Task
Omit all pictures and transcribe only the lines in the entries below that run from the line with "Reproduce this chart with matplotlib." through the line with "plt.rcParams['font.family'] = ['Liberation".

Source code of charts:
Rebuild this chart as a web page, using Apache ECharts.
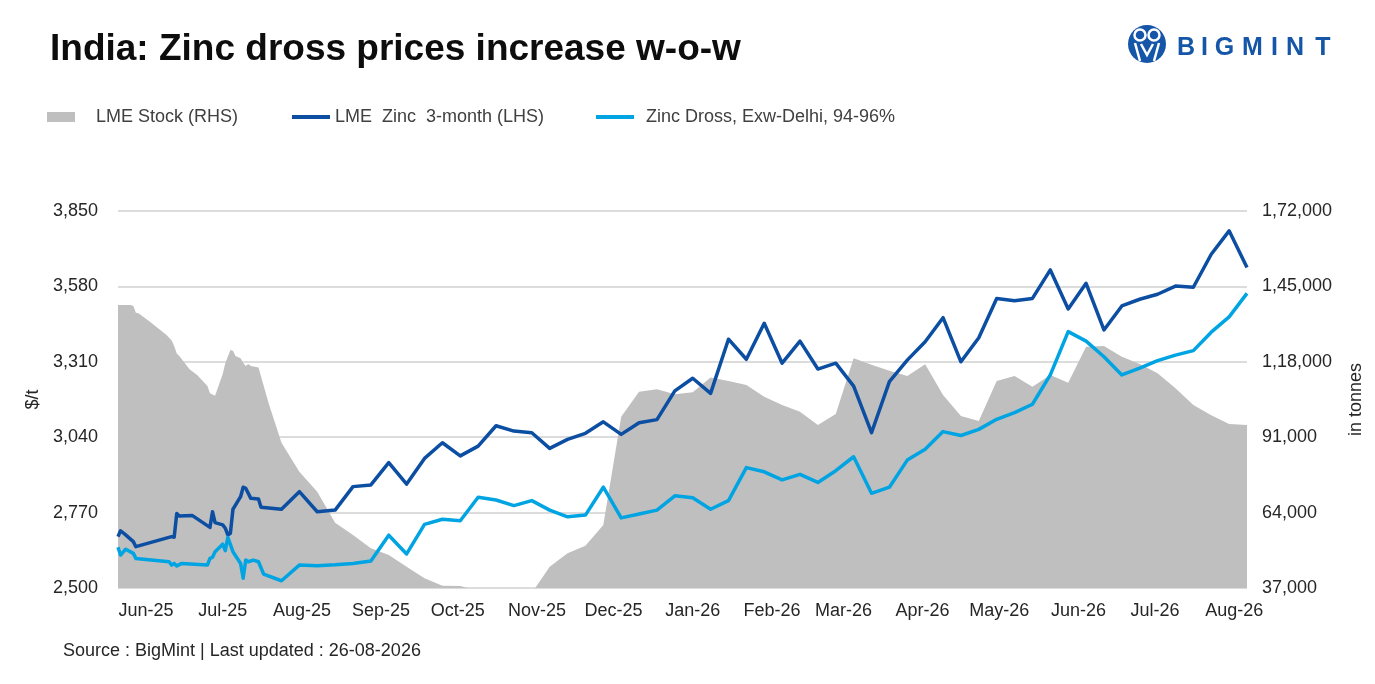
<!DOCTYPE html>
<html>
<head>
<meta charset="utf-8">
<title>India: Zinc dross prices increase w-o-w</title>
<script src="https://cdn.jsdelivr.net/npm/echarts@6.0.0/dist/echarts.min.js"></script>
<style>
  html, body { margin: 0; padding: 0; background: #fff; }
  #main { width: 1375px; height: 684px; }
</style>
</head>
<body>
<div id="main"></div>
<script>
// early part of the series (near daily prints, May-Jul 2025)
var earlyZincDates = ['2025-05-21','2025-05-22','2025-05-24','2025-05-27','2025-05-28','2025-06-11','2025-06-12','2025-06-13','2025-06-14','2025-06-19','2025-06-26','2025-06-27','2025-06-28','2025-07-01','2025-07-02','2025-07-03','2025-07-04','2025-07-05','2025-07-08','2025-07-09','2025-07-10','2025-07-12','2025-07-15','2025-07-16']
var earlyZinc = [2684,2705,2690,2666,2648,2684,2682,2767,2758,2760,2717,2773,2734,2726,2714,2690,2696,2782,2827,2861,2857,2821,2819,2789]

var earlyDrossDates = ['2025-05-21','2025-05-22','2025-05-24','2025-05-27','2025-05-28','2025-06-10','2025-06-11','2025-06-12','2025-06-13','2025-06-15','2025-06-25','2025-06-26','2025-06-27','2025-06-28','2025-07-01','2025-07-02','2025-07-03','2025-07-05','2025-07-08','2025-07-09','2025-07-10','2025-07-11','2025-07-13','2025-07-15','2025-07-17']
var earlyDross = [2646,2618,2639,2624,2606,2594,2582,2588,2579,2588,2582,2606,2610,2630,2657,2634,2681,2630,2588,2535,2600,2594,2600,2594,2550]

var earlyStockDates = ['2025-05-21','2025-05-26','2025-05-27','2025-05-28','2025-05-29','2025-06-02','2025-06-09','2025-06-11','2025-06-12','2025-06-13','2025-06-14','2025-06-18','2025-06-21','2025-06-25','2025-06-26','2025-06-28','2025-07-01','2025-07-02','2025-07-04','2025-07-05','2025-07-06','2025-07-08','2025-07-09','2025-07-10','2025-07-11','2025-07-12','2025-07-15','2025-07-19']
var earlyStock = [138300,138300,138000,135600,135400,132700,127600,125600,123700,121000,120100,115300,113300,109300,106700,105800,113600,117500,122200,122000,120100,119300,117700,116500,117200,116500,116000,103100]

// weekly prints from late Jul 2025
var weekDates = ['2025-07-24','2025-07-31','2025-08-07','2025-08-14','2025-08-21','2025-08-28','2025-09-04','2025-09-11','2025-09-18','2025-09-25',
  '2025-10-02','2025-10-09','2025-10-16','2025-10-23','2025-10-30','2025-11-06','2025-11-13','2025-11-20','2025-11-27','2025-12-04',
  '2025-12-11','2025-12-18','2025-12-25','2026-01-01','2026-01-08','2026-01-15','2026-01-22','2026-01-29','2026-02-05','2026-02-12',
  '2026-02-19','2026-02-26','2026-03-05','2026-03-12','2026-03-19','2026-03-26','2026-04-02','2026-04-09','2026-04-16','2026-04-23',
  '2026-04-30','2026-05-07','2026-05-14','2026-05-21','2026-05-28','2026-06-04','2026-06-11','2026-06-18','2026-06-25','2026-07-02',
  '2026-07-09','2026-07-16','2026-07-23','2026-07-30','2026-08-06']
var zincWeekly = [2782,2845,2773,2779,2863,2869,2949,2872,2964,3020,
  2973,3008,3081,3062,3056,3000,3032,3054,3095,3050,
  3092,3103,3206,3251,3197,3391,3319,3448,3305,3384,
  3284,3305,3223,3056,3239,3316,3382,3468,3310,3396,
  3537,3529,3537,3639,3499,3591,3424,3510,3534,3552,
  3581,3577,3695,3779,3648]
var drossWeekly = [2526,2582,2580,2583,2588,2597,2689,2622,2728,2746,
  2741,2825,2815,2795,2813,2779,2755,2761,2861,2751,
  2765,2779,2830,2823,2782,2813,2931,2916,2887,2907,
  2878,2920,2970,2839,2861,2958,2997,3060,3046,3068,
  3104,3128,3158,3263,3418,3384,3328,3263,3287,3314,
  3334,3350,3416,3471,3555]
var stockWeekly = [89000,78600,71500,60400,56000,51200,48800,44600,40500,37800,
  37700,36000,35500,35800,35200,44600,49400,52100,59600,98300,
  107300,108200,106400,107100,112400,111100,109700,105500,102500,100100,
  95400,99300,119300,116900,114800,112900,117100,106100,98600,96800,
  111100,112900,109100,113300,110500,123400,123700,119800,117200,113900,
  108500,102500,98900,95700,95400]

var monthNames = ['Jan','Feb','Mar','Apr','May','Jun','Jul','Aug','Sep','Oct','Nov','Dec']
var font = 'Liberation Sans, Arial, sans-serif'

function pairs(dates, vals) {
  return dates.map(function (d, i) { return [d, vals[i]] })
}

function fmtUS(v) {
  return String(Math.round(v)).replace(/\B(?=(\d{3})+(?!\d))/g, ',')
}

// indian grouping: 1,72,000
function fmtIN(v) {
  var s = String(Math.round(v))
  if (s.length <= 3) return s
  var rest = s.slice(0, -3).replace(/\B(?=(\d{2})+(?!\d))/g, ',')
  return rest + ',' + s.slice(-3)
}

var stockData = pairs(earlyStockDates, earlyStock).concat(pairs(weekDates, stockWeekly))
var zincData = pairs(earlyZincDates, earlyZinc).concat(pairs(weekDates, zincWeekly))
var drossData = pairs(earlyDrossDates, earlyDross).concat(pairs(weekDates, drossWeekly))

var darkBlue = '#0b4ea2'
var lightBlue = '#00a4e2'
var grey = '#bfbfbf'
var logoBlue = '#1656a8'

var myChart = echarts.init(document.getElementById('main'))

var legendText = { fontFamily: font, fontSize: 18, color: '#404040' }

var logoLetters = ['B','I','G','M','I','N','T']
var logoX = [1186, 1204.5, 1224.5, 1252.5, 1274.5, 1295, 1323]
var logo = logoLetters.map(function (ch, i) {
  return {
    type: 'text', x: logoX[i], y: 48,
    style: { text: ch, font: 'bold 25px ' + font, fill: logoBlue, align: 'center', verticalAlign: 'middle' }
  }
})

var option = {
  backgroundColor: '#fff',
  animation: false,
  textStyle: { fontFamily: font },
  title: {
    text: 'India: Zinc dross prices increase w-o-w',
    left: 45,
    top: 26,
    textStyle: { fontFamily: font, fontSize: 37, fontWeight: 'bold', color: '#0d0d0d' }
  },
  legend: [
    {
      data: ['LME Stock (RHS)'], left: 42, top: 103, icon: 'rect',
      itemWidth: 28, itemHeight: 10,
      textStyle: Object.assign({ padding: [0, 0, 0, 16] }, legendText)
    },
    {
      data: ['LME  Zinc  3-month (LHS)'], left: 287, top: 103, icon: 'rect',
      itemWidth: 38, itemHeight: 4,
      textStyle: legendText
    },
    {
      data: ['Zinc Dross, Exw-Delhi, 94-96%'], left: 591, top: 103, icon: 'rect',
      itemWidth: 38, itemHeight: 4,
      textStyle: Object.assign({ padding: [0, 0, 0, 7] }, legendText)
    }
  ],
  grid: { left: 118, right: 128, top: 211, bottom: 96, outerBoundsMode: 'none' },
  xAxis: {
    type: 'time',
    min: '2025-05-21',
    max: '2026-08-06',
    splitNumber: 15,
    axisLine: { show: false },
    axisTick: { show: false },
    splitLine: { show: false },
    axisLabel: {
      fontFamily: font, fontSize: 18, color: '#262626', margin: 14, hideOverlap: false,
      formatter: function (val) {
        var d = new Date(val)
        if (d.getDate() !== 1) return ''
        return monthNames[d.getMonth()] + '-' + String(d.getFullYear()).slice(2)
      }
    }
  },
  yAxis: [
    {
      type: 'value', position: 'left',
      min: 2500, max: 3850, interval: 270,
      name: '$/t', nameLocation: 'middle', nameGap: 69, nameRotate: 90,
      nameTextStyle: { fontFamily: font, fontSize: 18, color: '#262626' },
      axisLine: { show: false },
      axisTick: { show: false },
      axisLabel: { fontFamily: font, fontSize: 18, color: '#262626', margin: 20, formatter: fmtUS },
      splitLine: { lineStyle: { color: '#dcdcdc', width: 2 } }
    },
    {
      type: 'value', position: 'right',
      min: 37000, max: 172000, interval: 27000,
      name: 'in tonnes', nameLocation: 'middle', nameGap: 100, nameRotate: 90,
      nameTextStyle: { fontFamily: font, fontSize: 18, color: '#262626' },
      axisLine: { show: false },
      axisTick: { show: false },
      axisLabel: { fontFamily: font, fontSize: 18, color: '#262626', margin: 15, formatter: fmtIN },
      splitLine: { show: false }
    }
  ],
  series: [
    {
      name: 'LME Stock (RHS)',
      type: 'line',
      yAxisIndex: 1,
      data: stockData,
      symbol: 'none',
      lineStyle: { width: 0, color: grey },
      itemStyle: { color: grey },
      areaStyle: { color: grey, opacity: 1, origin: 'start' },
      z: 1
    },
    {
      name: 'LME  Zinc  3-month (LHS)',
      type: 'line',
      data: zincData,
      symbol: 'none',
      lineStyle: { width: 3.5, color: darkBlue, join: 'round' },
      itemStyle: { color: darkBlue },
      z: 3
    },
    {
      name: 'Zinc Dross, Exw-Delhi, 94-96%',
      type: 'line',
      data: drossData,
      symbol: 'none',
      lineStyle: { width: 3.5, color: lightBlue, join: 'round' },
      itemStyle: { color: lightBlue },
      z: 3
    }
  ],
  graphic: [
    {
      type: 'text', left: 63, top: 642,
      style: { text: 'Source : BigMint | Last updated : 26-08-2026', font: '18px ' + font, fill: '#262626' }
    },
    {
      type: 'group',
      children: [
        { type: 'circle', shape: { cx: 1147, cy: 44, r: 19 }, style: { fill: logoBlue } },
        { type: 'circle', shape: { cx: 1140, cy: 35, r: 5.5 }, style: { fill: logoBlue, stroke: '#fff', lineWidth: 2.5 } },
        { type: 'circle', shape: { cx: 1154, cy: 35, r: 5.5 }, style: { fill: logoBlue, stroke: '#fff', lineWidth: 2.5 } },
        {
          type: 'polyline',
          shape: { points: [[1135, 43], [1140, 61]] },
          style: { stroke: '#fff', lineWidth: 2.5, fill: null }
        },
        {
          type: 'polyline',
          shape: { points: [[1159, 43], [1154, 61]] },
          style: { stroke: '#fff', lineWidth: 2.5, fill: null }
        },
        {
          type: 'polyline',
          shape: { points: [[1141, 44], [1147, 55], [1153, 44]] },
          style: { stroke: '#fff', lineWidth: 2.5, fill: null }
        }
      ].concat(logo)
    }
  ]
}

myChart.setOption(option)
</script>
</body>
</html>
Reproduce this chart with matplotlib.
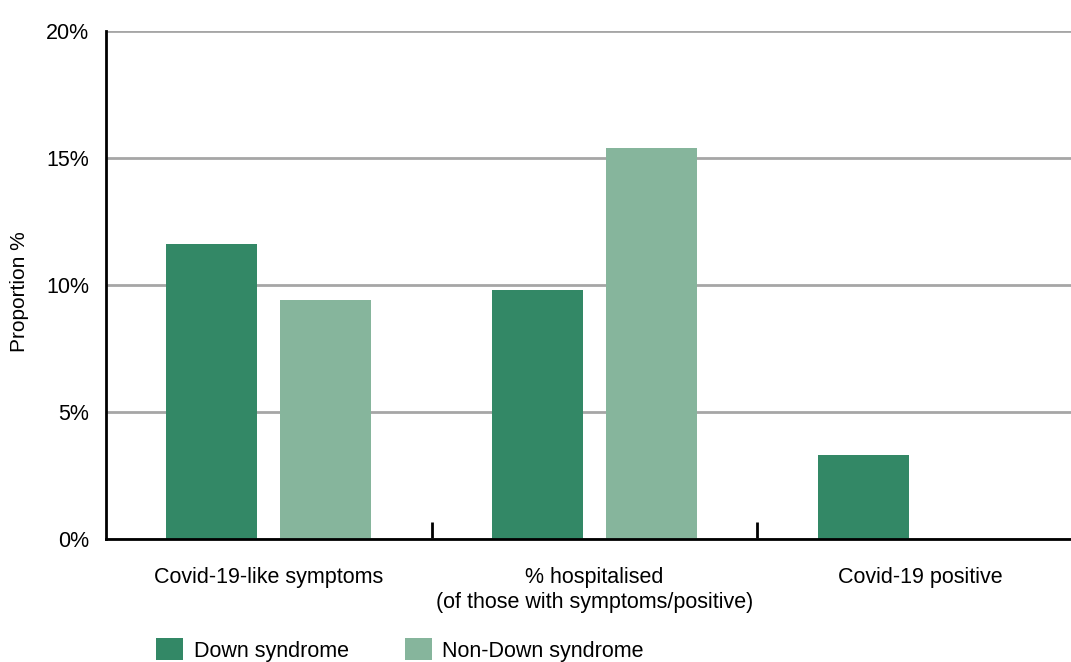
import matplotlib
matplotlib.use("Agg")
import matplotlib.pyplot as plt
import numpy as np

categories = ["Covid-19-like symptoms", "% hospitalised\n(of those with symptoms/positive)", "Covid-19 positive"]
down_syndrome = [11.6, 9.8, 3.3]
non_down_syndrome = [9.4, 15.4, 0.0]
series_names = ["Down syndrome", "Non-Down syndrome"]
yticks = [0, 5, 10, 15, 20]
ytick_labels = ["0%", "5%", "10%", "15%", "20%"]

c_ds = "#338866"
c_nds = "#86b59c"

plt.rcParams['font.family'] = ['Liberation Sans', 'DejaVu Sans']

fig = plt.figure(figsize=(10.71, 6.62), dpi=100)
W, H = 1071, 662
x0, x1 = 106, 1071
y0, y1 = 539, 31
ax = fig.add_axes([x0 / W, (H - y0) / H, (x1 - x0) / W, (y0 - y1) / H])

x = np.arange(len(categories))
bw = 0.28
off = 0.175
ax.bar(x - off, down_syndrome, bw, color=c_ds, label=series_names[0], zorder=3)
ax.bar(x + off, non_down_syndrome, bw, color=c_nds, label=series_names[1], zorder=3)

ax.set_xlim(-0.5, 2.5 - 12 / 325.5)
ax.set_ylim(0, 20)
ax.set_yticks(yticks)
ax.set_yticklabels(ytick_labels, fontsize=15.5)
ax.tick_params(axis='y', length=0, pad=12)
ax.yaxis.grid(True, color="#a6a6a6", linewidth=2, zorder=0)
ax.set_axisbelow(True)

# category labels at centers, boundary ticks at category edges
ax.set_xticks([0.5, 1.5])
ax.set_xticklabels([])
ax.tick_params(axis='x', direction='in', length=12, width=2, color='black')
for i, lab in enumerate(categories):
    ax.text(i, -1.12, lab, ha='center', va='top', fontsize=15.5, linespacing=1.2,
            transform=ax.transData)

for s in ['top', 'right']:
    ax.spines[s].set_visible(False)
ax.spines['left'].set_linewidth(2)
ax.spines['bottom'].set_linewidth(2)
ax.spines['left'].set_zorder(4)
ax.spines['bottom'].set_zorder(4)

fig.text(20 / W, 1 - 292 / H, "Proportion %", rotation=90, ha='center', va='center', fontsize=15)

leg = fig.legend(loc='center left', bbox_to_anchor=(156 / W, 1 - 650 / H), ncol=2, frameon=False,
                 fontsize=15.5, handlelength=1.25, handleheight=1.16, handletextpad=0.5,
                 columnspacing=2.6, borderpad=0, borderaxespad=0)

fig.savefig("out.png", dpi=100)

Output for this exercise
Reproduce this chart with matplotlib.
import matplotlib
matplotlib.use("Agg")
import matplotlib.pyplot as plt
import numpy as np

categories = ["Covid-19-like symptoms", "% hospitalised\n(of those with symptoms/positive)", "Covid-19 positive"]
down_syndrome = [11.6, 9.8, 3.3]
non_down_syndrome = [9.4, 15.4, 0.0]
series_names = ["Down syndrome", "Non-Down syndrome"]
yticks = [0, 5, 10, 15, 20]
ytick_labels = ["0%", "5%", "10%", "15%", "20%"]

c_ds = "#338866"
c_nds = "#86b59c"

plt.rcParams['font.family'] = ['Liberation Sans', 'DejaVu Sans']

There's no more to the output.